I thought of Schadenfreude during the past week, ever since the news broke that Ohio State University football coach Jim Tressel resigned amid escalating accusations of wrong-doing by his players. I do not know what really happened - what the players did, what the coach knew, and when he knew it - but regardless, as a sports fan, even one of the University of Michigan football team, I felt sad because these events diminished a game that I so enjoy.
I am not saying that those who break the rules should go unpunished, only that punishment, no matter how much it may be deserved, is not an occasion for joy. However, I have been wondering if I am alone in Maize and Blue Nation. To and from work (at the University of Michigan), I often listen to a local AM sports station that features talk.
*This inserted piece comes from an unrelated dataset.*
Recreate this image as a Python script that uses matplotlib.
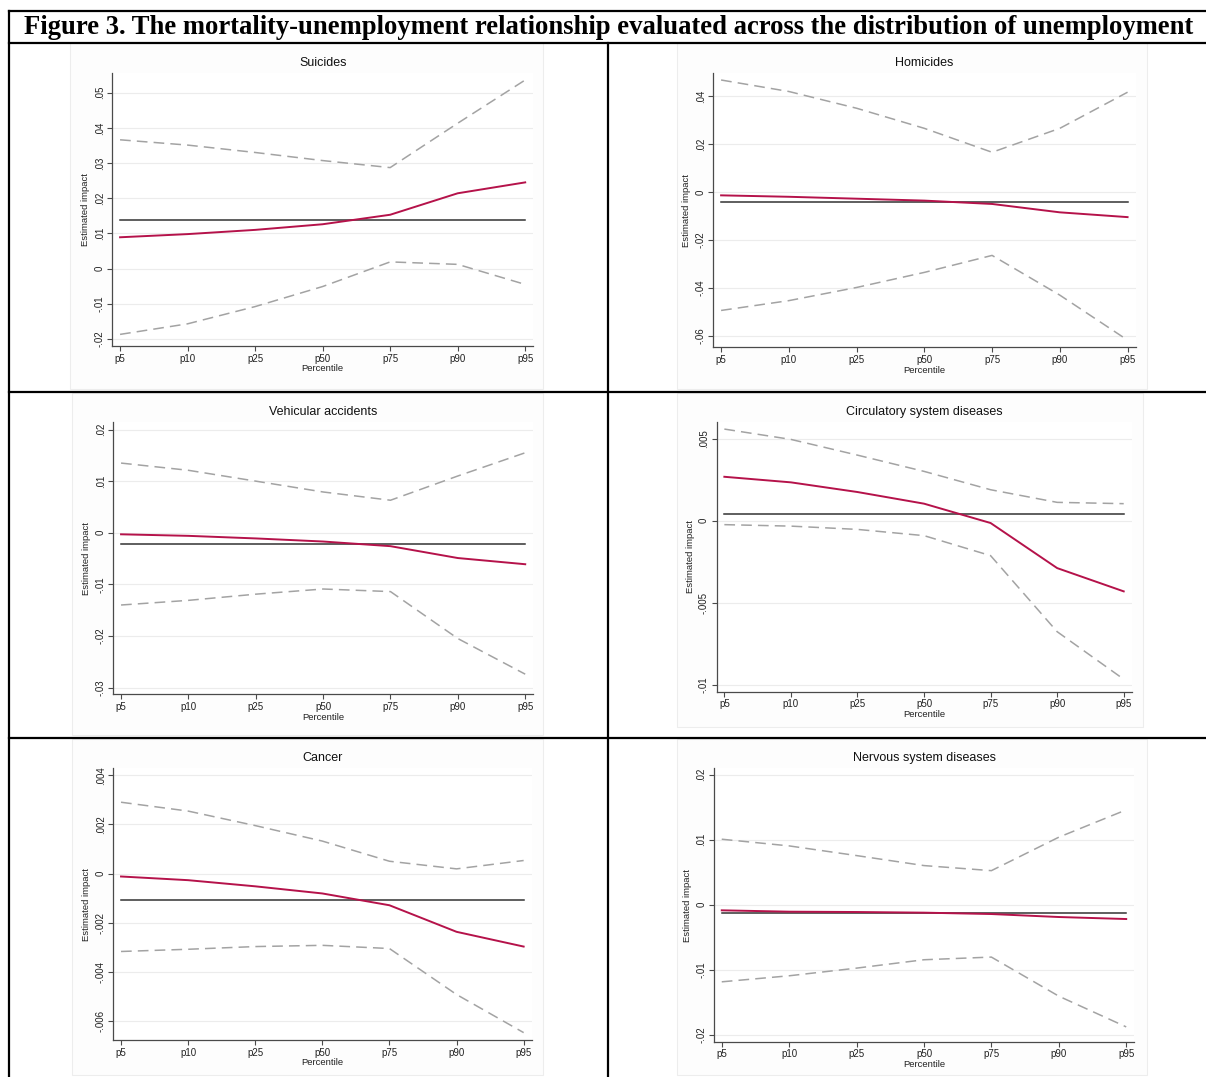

Those who call in are usually Michigan fans, and for the past week, callers have been positively giddy with delight over the misfortunes of the Buckeyes and their coach. If their joy were the result of the reasonable expectation that Michigan would benefit down the road from Ohio State's likely loss of football scholarships and exclusion from bowl games, not to mention the resignation of a very good if tarnished coach, I would be more understanding. Those thoughts crossed my partisan mind. But what I have been hearing from most callers is ungrounded joy, simple and hardly pure.
So what's going on? Positive psychology holds that the positive is genuine. I guess the unstated corollary is that the negative is also genuine, in this case hatred compounded by over-the-top righteous outrage*. There are truly bad things in the world (pestilence, poverty, prejudice) that deserve to be hated. Their demise may be a morally legitimate cause for joy. But here we are talking about football teams, for goodness sakes. Former Coach Tressel's record against Michigan over the past decade was 9-1. Is that a reason to hate him and thus celebrate his fall?
I am a lifelong Cubs fan, but I have never rooted against the White Sox, or the Cardinals, or the Mets, or the Phillies, or the Padres, and so on - a long list could be imagined! I just want my team to do well. Period. Ditto for how I feel about the Michigan football team.
Positive psychology often studies happiness - joy in the extreme case. But happiness about what? Typical survey measures only ask if respondents are satisfied / happy / joyful. I suggest that an authentic positive psychology would take the additional step and ask why someone is happy. If the source of happiness is the misfortune of others - like rival political parties and nations, for example, or celebrities, or people at home and work who annoy us - I doubt that this sort of happiness is really what makes life worth living. Why define yourself by what you hate? Does anyone want the epitaph on his tombstone to read: "He hated!"
*Sports Illustrated writer Steve Rushin made a great comment on the Ohio State and other sports scandals: "Anyone who feels real moral outrage when reading the Sports section has almost certainly skipped the News ... section."